======== GIVEN INFORMATION ========

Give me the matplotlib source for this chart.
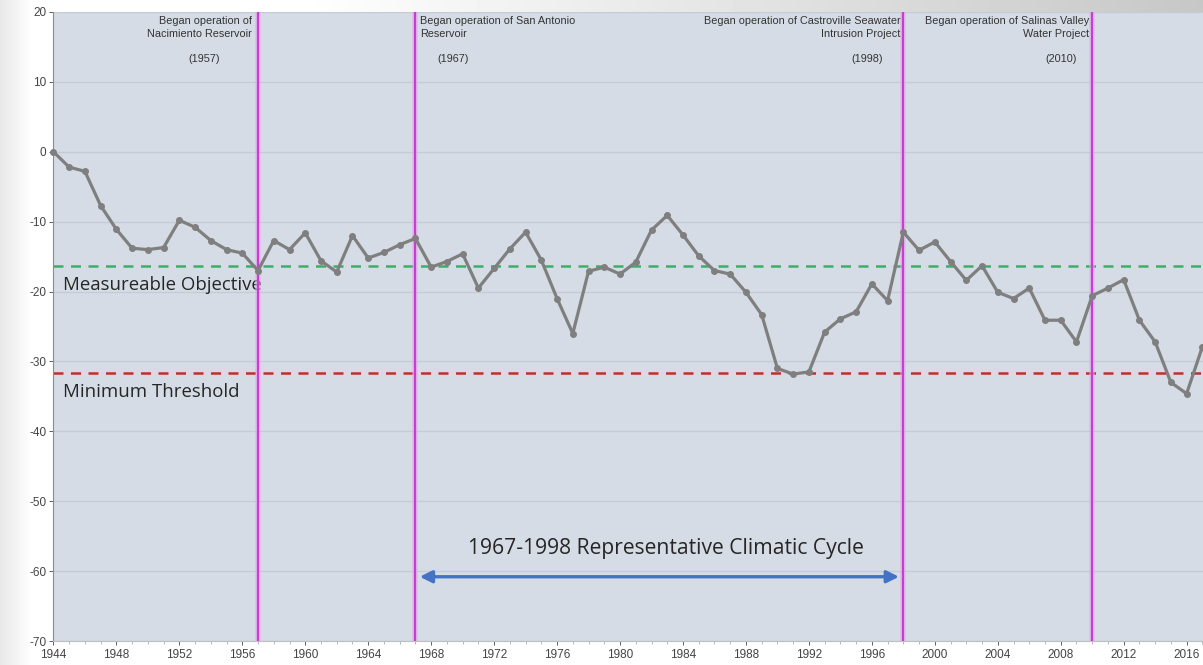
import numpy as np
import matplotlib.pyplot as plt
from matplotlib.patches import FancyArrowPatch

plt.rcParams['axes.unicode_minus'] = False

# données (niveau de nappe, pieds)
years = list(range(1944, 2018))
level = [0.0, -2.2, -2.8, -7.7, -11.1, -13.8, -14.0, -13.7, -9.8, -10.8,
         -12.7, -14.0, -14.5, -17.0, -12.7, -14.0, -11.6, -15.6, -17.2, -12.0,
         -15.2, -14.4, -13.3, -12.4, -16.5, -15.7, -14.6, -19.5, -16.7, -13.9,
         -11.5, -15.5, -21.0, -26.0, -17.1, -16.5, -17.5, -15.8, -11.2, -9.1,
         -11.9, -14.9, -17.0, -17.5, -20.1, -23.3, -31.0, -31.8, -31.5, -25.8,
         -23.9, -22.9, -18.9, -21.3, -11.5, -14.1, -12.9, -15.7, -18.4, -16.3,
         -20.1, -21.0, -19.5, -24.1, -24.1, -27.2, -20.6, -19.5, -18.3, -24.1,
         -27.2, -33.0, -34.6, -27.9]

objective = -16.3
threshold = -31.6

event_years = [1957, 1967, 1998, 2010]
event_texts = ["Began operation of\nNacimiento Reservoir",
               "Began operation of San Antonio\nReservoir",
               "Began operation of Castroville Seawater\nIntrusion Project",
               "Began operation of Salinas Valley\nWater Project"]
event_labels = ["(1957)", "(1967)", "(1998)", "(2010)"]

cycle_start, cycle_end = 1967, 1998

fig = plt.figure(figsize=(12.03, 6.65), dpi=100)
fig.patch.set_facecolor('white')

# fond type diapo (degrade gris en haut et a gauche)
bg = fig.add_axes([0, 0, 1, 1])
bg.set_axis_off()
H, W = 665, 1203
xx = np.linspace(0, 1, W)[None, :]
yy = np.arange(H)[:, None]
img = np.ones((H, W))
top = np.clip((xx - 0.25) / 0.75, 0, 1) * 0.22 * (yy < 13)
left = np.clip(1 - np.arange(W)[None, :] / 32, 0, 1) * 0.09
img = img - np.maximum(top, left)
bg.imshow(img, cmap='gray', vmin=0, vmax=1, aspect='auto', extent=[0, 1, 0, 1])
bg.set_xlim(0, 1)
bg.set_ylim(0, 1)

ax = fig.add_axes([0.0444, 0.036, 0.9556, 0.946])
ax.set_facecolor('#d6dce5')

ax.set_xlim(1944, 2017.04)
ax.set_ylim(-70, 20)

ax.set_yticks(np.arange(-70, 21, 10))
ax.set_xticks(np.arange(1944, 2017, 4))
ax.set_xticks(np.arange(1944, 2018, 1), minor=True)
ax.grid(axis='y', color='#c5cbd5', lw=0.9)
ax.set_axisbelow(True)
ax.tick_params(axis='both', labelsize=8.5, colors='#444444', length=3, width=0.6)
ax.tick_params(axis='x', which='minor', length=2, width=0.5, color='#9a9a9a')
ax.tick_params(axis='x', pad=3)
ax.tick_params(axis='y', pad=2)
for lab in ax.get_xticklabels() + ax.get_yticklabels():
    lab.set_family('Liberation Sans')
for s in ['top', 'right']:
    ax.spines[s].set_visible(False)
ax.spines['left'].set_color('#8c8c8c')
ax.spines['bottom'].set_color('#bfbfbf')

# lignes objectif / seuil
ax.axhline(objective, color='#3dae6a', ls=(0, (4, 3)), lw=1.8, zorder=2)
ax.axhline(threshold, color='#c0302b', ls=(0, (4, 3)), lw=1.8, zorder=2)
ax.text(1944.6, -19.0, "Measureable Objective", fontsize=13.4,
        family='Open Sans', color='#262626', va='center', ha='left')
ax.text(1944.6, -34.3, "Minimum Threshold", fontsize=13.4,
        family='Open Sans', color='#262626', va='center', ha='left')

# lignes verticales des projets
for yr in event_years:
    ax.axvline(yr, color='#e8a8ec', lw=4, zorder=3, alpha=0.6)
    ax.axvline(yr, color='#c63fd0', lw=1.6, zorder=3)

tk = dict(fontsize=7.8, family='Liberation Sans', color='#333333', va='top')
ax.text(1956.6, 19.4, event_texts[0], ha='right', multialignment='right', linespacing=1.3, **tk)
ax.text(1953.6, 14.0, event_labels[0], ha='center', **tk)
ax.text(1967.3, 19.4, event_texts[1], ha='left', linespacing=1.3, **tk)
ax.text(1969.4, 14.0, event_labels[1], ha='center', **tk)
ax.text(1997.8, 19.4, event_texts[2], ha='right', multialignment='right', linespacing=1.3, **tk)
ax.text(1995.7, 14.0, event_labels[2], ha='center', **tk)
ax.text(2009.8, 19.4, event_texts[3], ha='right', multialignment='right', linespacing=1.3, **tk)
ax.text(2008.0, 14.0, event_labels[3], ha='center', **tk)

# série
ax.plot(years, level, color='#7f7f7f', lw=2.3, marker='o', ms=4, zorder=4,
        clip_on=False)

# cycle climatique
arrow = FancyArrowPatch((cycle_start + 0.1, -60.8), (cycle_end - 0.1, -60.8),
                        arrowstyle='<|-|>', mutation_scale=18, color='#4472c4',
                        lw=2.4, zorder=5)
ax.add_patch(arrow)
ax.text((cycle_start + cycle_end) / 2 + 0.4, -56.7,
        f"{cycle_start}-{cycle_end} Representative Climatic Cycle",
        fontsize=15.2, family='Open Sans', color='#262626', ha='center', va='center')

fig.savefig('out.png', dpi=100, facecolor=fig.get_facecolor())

========

## SHORT TASK
Begin at the first line of the data above and repeat each line exactly, stopping after the line containing "cycle_start, cycle_end = 1967, 1998". Omit the pictures.

## THE REPLY
Give me the matplotlib source for this chart.
import numpy as np
import matplotlib.pyplot as plt
from matplotlib.patches import FancyArrowPatch

plt.rcParams['axes.unicode_minus'] = False

# données (niveau de nappe, pieds)
years = list(range(1944, 2018))
level = [0.0, -2.2, -2.8, -7.7, -11.1, -13.8, -14.0, -13.7, -9.8, -10.8,
         -12.7, -14.0, -14.5, -17.0, -12.7, -14.0, -11.6, -15.6, -17.2, -12.0,
         -15.2, -14.4, -13.3, -12.4, -16.5, -15.7, -14.6, -19.5, -16.7, -13.9,
         -11.5, -15.5, -21.0, -26.0, -17.1, -16.5, -17.5, -15.8, -11.2, -9.1,
         -11.9, -14.9, -17.0, -17.5, -20.1, -23.3, -31.0, -31.8, -31.5, -25.8,
         -23.9, -22.9, -18.9, -21.3, -11.5, -14.1, -12.9, -15.7, -18.4, -16.3,
         -20.1, -21.0, -19.5, -24.1, -24.1, -27.2, -20.6, -19.5, -18.3, -24.1,
         -27.2, -33.0, -34.6, -27.9]

objective = -16.3
threshold = -31.6

event_years = [1957, 1967, 1998, 2010]
event_texts = ["Began operation of\nNacimiento Reservoir",
               "Began operation of San Antonio\nReservoir",
               "Began operation of Castroville Seawater\nIntrusion Project",
               "Began operation of Salinas Valley\nWater Project"]
event_labels = ["(1957)", "(1967)", "(1998)", "(2010)"]

cycle_start, cycle_end = 1967, 1998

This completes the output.